Stock Market Basics 80: BPS Explained — Measuring Book Value Per Share

 

Stock Market Basics 80: BPS Explained — Measuring Book Value Per Share

3-Line Summary

BPS, or book value per share, shows how much net asset value belongs to each share.
While EPS measures profit per share, BPS measures book value per share based on shareholder equity.
Investors should analyze BPS together with PBR, ROE, asset quality, share dilution, and share buybacks.

Recommended Keywords

BPS, book value per share, shareholder equity, book value, PBR, price to book ratio, shares outstanding, financial statement analysis, investing basics, stock market basics, value investing, long term investing

Table of Contents

  1. What Is BPS?

  2. BPS Formula

  3. Why BPS Matters

  4. EPS vs BPS

  5. BPS and PBR

  6. What Rising BPS Means

  7. What Falling BPS Means

  8. BPS and Shareholder Equity

  9. BPS and Share Buybacks

  10. BPS and Share Dilution

  11. Why Asset Quality Matters

  12. Why Industry Differences Matter

  13. Common Mistakes Investors Make

  14. Beginner Checklist for BPS Analysis

  15. Final Thoughts

  16. FAQ

* This article is for general informational purposes only and does not recommend buying or selling any specific stock. All investment decisions and responsibilities belong to the investor.


1. What Is BPS?

BPS, or book value per share, measures how much net asset value belongs to each share.
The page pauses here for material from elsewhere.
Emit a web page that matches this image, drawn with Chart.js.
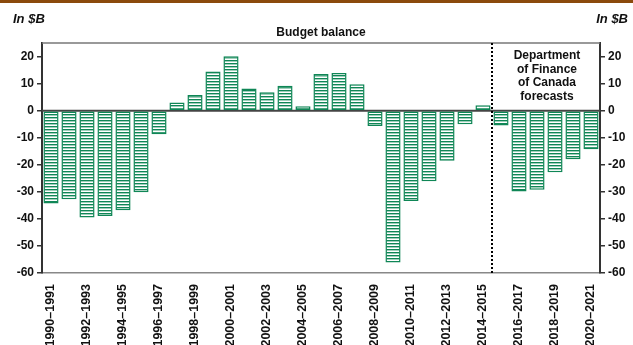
<!DOCTYPE html>
<html>
<head>
<meta charset="utf-8">
<script src="https://cdn.jsdelivr.net/npm/chart.js@4/dist/chart.umd.min.js"></script>
<style>
  html, body { margin: 0; padding: 0; background: #fff; }
  #wrap { position: relative; width: 633px; height: 345px; }
  #topbar { position: absolute; left: 0; top: 0; width: 633px; height: 3px; background: #8b4a0c; }
</style>
</head>
<body>
<div id="wrap">
  <div id="topbar"></div>
  <canvas id="budgetChart" width="633" height="345"></canvas>
</div>
<script>
// Budget balance, in $B (fiscal years)
const years = [
  '1990–1991', '1991–1992', '1992–1993', '1993–1994', '1994–1995', '1995–1996',
  '1996–1997', '1997–1998', '1998–1999', '1999–2000', '2000–2001', '2001–2002',
  '2002–2003', '2003–2004', '2004–2005', '2005–2006', '2006–2007', '2007–2008',
  '2008–2009', '2009–2010', '2010–2011', '2011–2012', '2012–2013', '2013–2014',
  '2014–2015', '2015–2016', '2016–2017', '2017–2018', '2018–2019', '2019–2020',
  '2020–2021'
];
const balance = [
  -34.3, -32.7, -39.5, -38.9, -36.8, -30.2,
  -8.7, 3.0, 5.8, 14.5, 20.1, 8.2,
  6.8, 9.2, 1.6, 13.5, 13.9, 9.8,
  -5.7, -56.1, -33.4, -26.1, -18.5, -5.0,
  2.0, -5.5, -29.9, -29.2, -22.8, -18.0,
  -14.3
];
const yTicks = [-60, -50, -40, -30, -20, -10, 0, 10, 20];
const forecastNote = ['Department', 'of Finance', 'of Canada', 'forecasts'];
const firstForecast = '2015–2016';

const green = '#0f8656';
const FONT = '"Liberation Sans", Arial, sans-serif';

function stripePattern() {
  const c = document.createElement('canvas');
  c.width = 4; c.height = 3;
  const g = c.getContext('2d');
  g.fillStyle = '#fff';
  g.fillRect(0, 0, 4, 3);
  g.fillStyle = green;
  g.fillRect(0, 0, 4, 1.4);
  return g.createPattern(c, 'repeat');
}

const keepTicks = scale => {
  scale.ticks = yTicks.map(v => ({ value: v }));
};

const extras = {
  id: 'extras',
  beforeDatasetsDraw(chart) {
    const { ctx, chartArea, scales } = chart;
    const y0 = scales.y.getPixelForValue(0);
    ctx.save();
    ctx.strokeStyle = '#444';
    ctx.lineWidth = 2;
    ctx.beginPath();
    ctx.moveTo(chartArea.left, y0);
    ctx.lineTo(chartArea.right, y0);
    ctx.stroke();
    ctx.restore();
  },
  afterDraw(chart) {
    const { ctx, chartArea, scales } = chart;
    ctx.save();
    // top frame
    ctx.strokeStyle = '#777';
    ctx.lineWidth = 1.5;
    ctx.beginPath();
    ctx.moveTo(chartArea.left, chartArea.top);
    ctx.lineTo(chartArea.right, chartArea.top);
    ctx.stroke();

    // forecast divider
    const i = years.indexOf(firstForecast);
    const xd = (scales.x.getPixelForValue(i - 1) + scales.x.getPixelForValue(i)) / 2;
    ctx.strokeStyle = '#000';
    ctx.lineWidth = 2;
    ctx.setLineDash([2, 2]);
    ctx.beginPath();
    ctx.moveTo(xd, chartArea.top);
    ctx.lineTo(xd, chartArea.bottom);
    ctx.stroke();
    ctx.setLineDash([]);

    ctx.fillStyle = '#111';
    ctx.font = 'bold 12px ' + FONT;
    ctx.textAlign = 'center';
    ctx.textBaseline = 'alphabetic';
    const xc = (xd + chartArea.right) / 2 + 1;
    forecastNote.forEach((line, k) => ctx.fillText(line, xc, 59 + k * 13.7));

    // unit labels and title
    ctx.font = 'italic bold 13px ' + FONT;
    ctx.textAlign = 'left';
    ctx.fillText('In $B', 13, 23);
    ctx.textAlign = 'right';
    ctx.fillText('In $B', 628, 23);
    ctx.font = 'bold 12px ' + FONT;
    ctx.textAlign = 'center';
    ctx.fillText('Budget balance', 321, 36);
    ctx.restore();
  }
};

window.addEventListener('DOMContentLoaded', () => {
  const ctx = document.getElementById('budgetChart').getContext('2d');
  const tickFont = { family: FONT, size: 12, weight: 'bold' };
  new Chart(ctx, {
    type: 'bar',
    data: {
      labels: years,
      datasets: [{
        label: 'Budget balance',
        data: balance,
        backgroundColor: stripePattern(),
        borderColor: green,
        borderWidth: 1.5,
        borderSkipped: false,
        barPercentage: 0.84,
        categoryPercentage: 1,
        yAxisID: 'y'
      }]
    },
    options: {
      responsive: false,
      animation: false,
      layout: { padding: { top: 43, left: 0, right: 0, bottom: 0 } },
      plugins: {
        legend: { display: false },
        tooltip: { enabled: false }
      },
      scales: {
        x: {
          grid: { display: false },
          border: { display: true, color: '#888', width: 1.5 },
          ticks: {
            autoSkip: false,
            minRotation: 90,
            maxRotation: 90,
            padding: 3,
            color: '#111',
            font: { family: FONT, size: 12.5, weight: 'bold' },
            callback: (v, i) => (i % 2 === 0 ? years[i] : '')
          },
          afterFit: s => { s.height = 72; }
        },
        y: {
          position: 'left',
          min: -60,
          max: 25,
          afterBuildTicks: keepTicks,
          grid: { drawOnChartArea: false, drawTicks: true, tickLength: 5, color: '#333', lineWidth: 1.5 },
          border: { display: true, color: '#333', width: 2 },
          ticks: { color: '#111', font: tickFont, padding: 3 },
          afterFit: s => { s.width = 42; }
        },
        y2: {
          position: 'right',
          min: -60,
          max: 25,
          afterBuildTicks: keepTicks,
          grid: { drawOnChartArea: false, drawTicks: true, tickLength: 5, color: '#333', lineWidth: 1.5 },
          border: { display: true, color: '#333', width: 2 },
          ticks: { color: '#111', font: tickFont, padding: 3 },
          afterFit: s => { s.width = 33; }
        }
      }
    },
    plugins: [extras]
  });
});
</script>
</body>
</html>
In simple terms, BPS takes a company’s shareholder equity and divides it by the number of shares outstanding. It shows the accounting value of the company on a per-share basis.

A company owns assets such as cash, factories, equipment, inventory, investments, and receivables. At the same time, it also has liabilities such as loans, bonds, accounts payable, and other obligations.

When liabilities are subtracted from assets, the remaining value belongs to shareholders. This is shareholder equity, also called book value or net assets.

BPS converts this shareholder equity into a per-share number.

For example:

Shareholder equity: 1 billion dollars
Shares outstanding: 100 million

BPS:

1 billion ÷ 100 million = 10 dollars

This means each share represents 10 dollars of book value based on accounting records.

BPS is commonly used with PBR, or price-to-book ratio. PBR compares market price with book value per share.

However, BPS is not the same as true business value. Some assets may be worth more than their accounting value, while others may be worth less. Intangible assets such as brands, software, platforms, patents, or network effects may not fully appear in book value.

That is why BPS should be viewed as a starting point, not a final answer.


2. BPS Formula

The formula for BPS is:

BPS = Shareholder Equity ÷ Shares Outstanding

Shareholder equity can be found on the balance sheet.

For example:

Total assets: 5 billion dollars
Total liabilities: 3 billion dollars

Shareholder equity:

5 billion − 3 billion = 2 billion dollars

If shares outstanding are 200 million:

BPS:

2 billion ÷ 200 million = 10 dollars

This means the accounting book value per share is 10 dollars.

Now compare two companies.

Company A:

Equity: 1 billion dollars
Shares: 100 million
BPS: 10 dollars

Company B:

Equity: 2 billion dollars
Shares: 500 million
BPS: 4 dollars

Company B has larger total equity, but Company A has higher book value per share because it has fewer shares outstanding.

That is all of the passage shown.